Une chronique politique sans parti pris

Le chantage au développement

L'aide au développement est l'objet permanent d'attaques qui visent à conforter notre bonne conscience aux moindres frais. Deux tentations menacent la politique suisse de coopération et d’aide au développement : celle venant de la droite veut la subordonner à la réadmission par le pays d’origine des requérants d’asile déboutés par la Suisse ; celle de la gauche veut la faire dépendre de la protection des minorités nationales. En d’autres mots, la Suisse n'est prête à soutenir des pays en voie de développement, que dans la mesure où ils fonctionnent comme des pays développés : ils constituent des Etats de droit et ne connaissent pas de conflits ethniques ou religieux. Aidons ainsi ceux qui en ont le moins besoin parce que forcément ils nous envoient moins de requérants que ceux qui ont des problèmes insolubles. Aidons les pauvres vertueux dans la grande tradition des dames patronnesses versant quelques sous aux mendiants à la porte des églises.

Si un pays est en état de guerre civile comme la Syrie, l’Irak ou la Lybie, ou bien dans un état d’anarchie comme le Congo, la Somalie ou l’Erythrée, les requérants ont de bonnes raisons de s’enfuir et nous de ne pas les refouler. Mais ces pays ne connaissent ni la démocratie, ni l’Etat de droit, ni le respect des minorités, ni même un gouvernement qui maîtrise vraiment la situation. Et puisqu'ils sont, à notre estime, mal gouvernés, nous décidons de ne pas les aider à sortir de leur marasme économique, social et politique. Les gouvernés paieront l'incurie et la corruption des gouvernants.

C’est confondre la cause et l’effet. La cause est le sous-développement, l’effet est la misère qui pousse les plus vaillants à s’enfuir et les plus déshérités à s’entretuer.

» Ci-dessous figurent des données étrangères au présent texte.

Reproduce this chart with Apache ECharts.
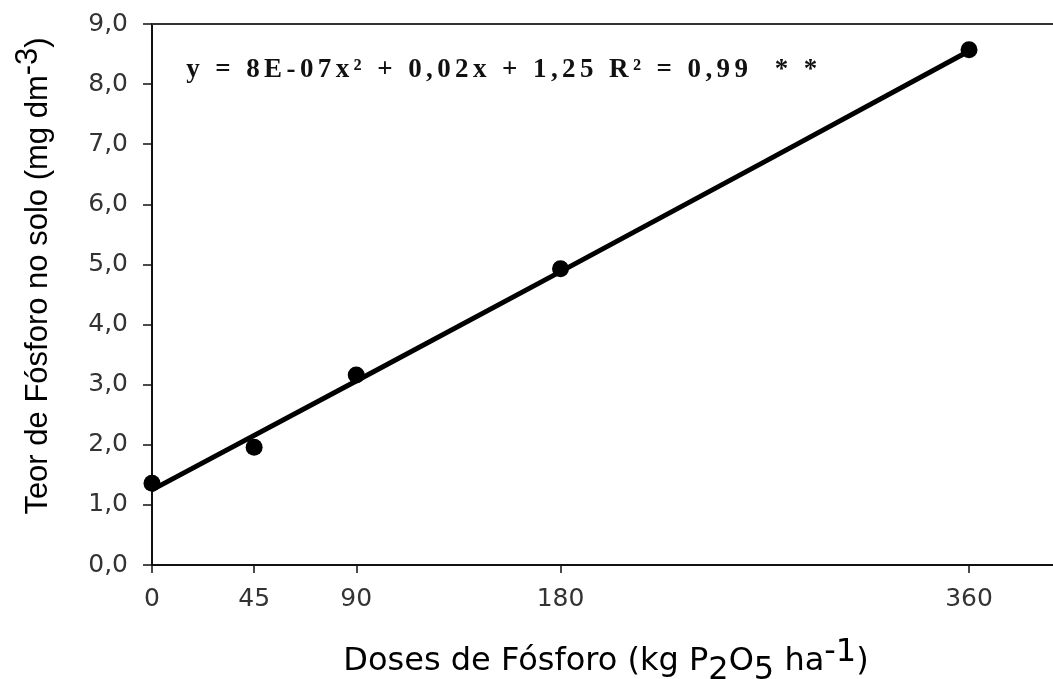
<!DOCTYPE html>
<html><head><meta charset="utf-8">
<script src="https://cdn.jsdelivr.net/npm/echarts@6/dist/echarts.min.js"></script>
<style>html,body{margin:0;padding:0;background:#fff}#c{width:1053px;height:679px}</style>
</head><body><div id="c"></div>
<script>
// Observed data (doses in kg P2O5/ha, soil P in mg/dm3)
const doses = [0, 45, 90, 180, 360];
const soilP = [1.36, 1.96, 3.16, 4.93, 8.57];
// Fitted trend line
const trendX = [0, 90, 180, 270, 360];
const trendY = [1.25, 3.06, 4.88, 6.71, 8.55];
const xTicks = [0, 45, 90, 180, 360];
const yTicks = [0, 1, 2, 3, 4, 5, 6, 7, 8, 9];
const equation = 'y = 8E-07x² + 0,02x + 1,25 R² = 0,99  * *';

const chart = echarts.init(document.getElementById('c'));
const sans = '"DejaVu Sans", Verdana, sans-serif';
const arial = '"Liberation Sans", Arial, sans-serif';
const eqRich = equation.split('').map(ch => '{c|' + ch + '}').join('');
chart.setOption({
  animation: false,
  grid: {left: 152, top: 24, right: 0, bottom: 114},
  xAxis: [{
    type: 'value', min: 0, max: 397, position: 'bottom',
    splitLine: {show: false},
    axisLine: {show: true, onZero: false, lineStyle: {color: '#111', width: 2}},
    axisTick: {show: true, customValues: xTicks, length: 8, lineStyle: {color: '#111', width: 1.5}},
    axisLabel: {customValues: xTicks, color: '#333', fontSize: 25, fontFamily: sans, margin: 22}
  }, {
    type: 'value', min: 0, max: 397, position: 'top',
    splitLine: {show: false},
    axisLine: {show: true, onZero: false, lineStyle: {color: '#333', width: 2}},
    axisTick: {show: false}, axisLabel: {show: false}
  }],
  yAxis: {
    type: 'value', min: 0, max: 9, interval: 1,
    splitLine: {show: false},
    axisLine: {show: true, onZero: false, lineStyle: {color: '#111', width: 2}},
    axisTick: {show: true, length: 9, lineStyle: {color: '#111', width: 1.5}},
    axisLabel: {color: '#333', fontSize: 25, fontFamily: sans, margin: 24,
      formatter: v => yTicks.includes(v) ? v.toFixed(1).replace('.', ',') : ''}
  },
  series: [{
    type: 'line', data: trendX.map((x, i) => [x, trendY[i]]),
    showSymbol: false, lineStyle: {color: '#000', width: 5}, silent: true, z: 2
  }, {
    type: 'scatter', data: doses.map((x, i) => [x, soilP[i]]),
    symbol: 'circle', symbolSize: 17, itemStyle: {color: '#000', opacity: 1}, z: 3
  }],
  graphic: [{
    type: 'text', x: 184, y: 70,
    style: {text: eqRich, align: 'left', verticalAlign: 'middle',
      rich: {c: {fontSize: 27, fontWeight: 'bold', fontFamily: '"Liberation Serif", "Times New Roman", serif',
        fill: '#111', padding: [0, 2.2, 0, 2.2]}}}
  }, {
    type: 'text', x: 606, y: 662,
    style: {
      text: '{n|Doses de Fósforo (kg P}{sub|2}{n|O}{sub|5}{n| ha}{sup|-1}{n|)}',
      align: 'center', verticalAlign: 'middle',
      rich: {
        n: {fontSize: 32, fontFamily: sans, fill: '#000', verticalAlign: 'middle', lineHeight: 50},
        sub: {fontSize: 32, fontFamily: sans, fill: '#000', verticalAlign: 'bottom', lineHeight: 38},
        sup: {fontSize: 32, fontFamily: sans, fill: '#000', verticalAlign: 'top', lineHeight: 16}
      }
    }
  }, {
    type: 'text', x: 38, y: 276, rotation: Math.PI / 2,
    style: {
      text: '{n|Teor de Fósforo no solo (mg dm}{sup|-3}{n|)}',
      align: 'center', verticalAlign: 'middle',
      rich: {
        n: {fontSize: 31, fontFamily: arial, fill: '#000', verticalAlign: 'middle', lineHeight: 50},
        sup: {fontSize: 31, fontFamily: arial, fill: '#000', verticalAlign: 'top', lineHeight: 16}
      }
    }
  }]
});
</script></body></html>
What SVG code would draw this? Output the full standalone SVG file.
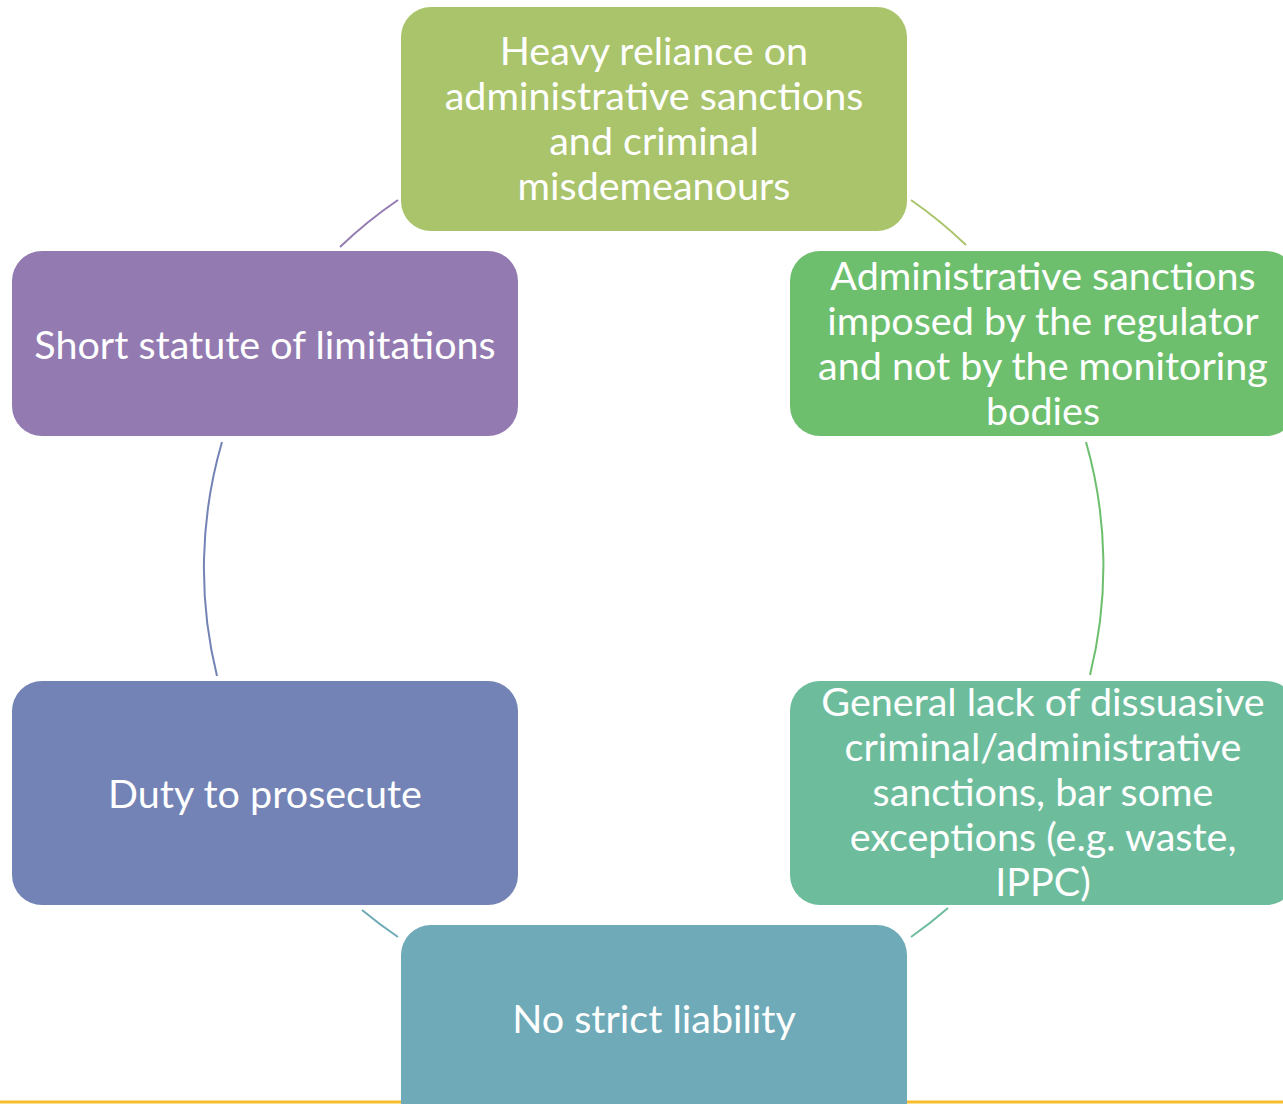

Pour contenir la marée des réfugiés, la seule solution à long terme est de développer l’économie des pays d’émigration. Personne ne s’exile de gaité de cœur. Tant que l’on a la possibilité de gagner sa vie et de ne pas la risquer dans un conflit, on n’a pas de raison de courir l’aventure d’une expatriation. L’aide au développement doit rester un don gratuit par solidarité et non l’opportunité d’exercer un chantage. La droite et la gauche se rejoignent dans le même irréalisme et le même aveuglement. C’est l’effet normal d’une approche idéologique, quelle qu’en soit la motivation. La dureté des uns et la naïveté des autres visent à refermer l'opinion publique sur son autosatisfaction.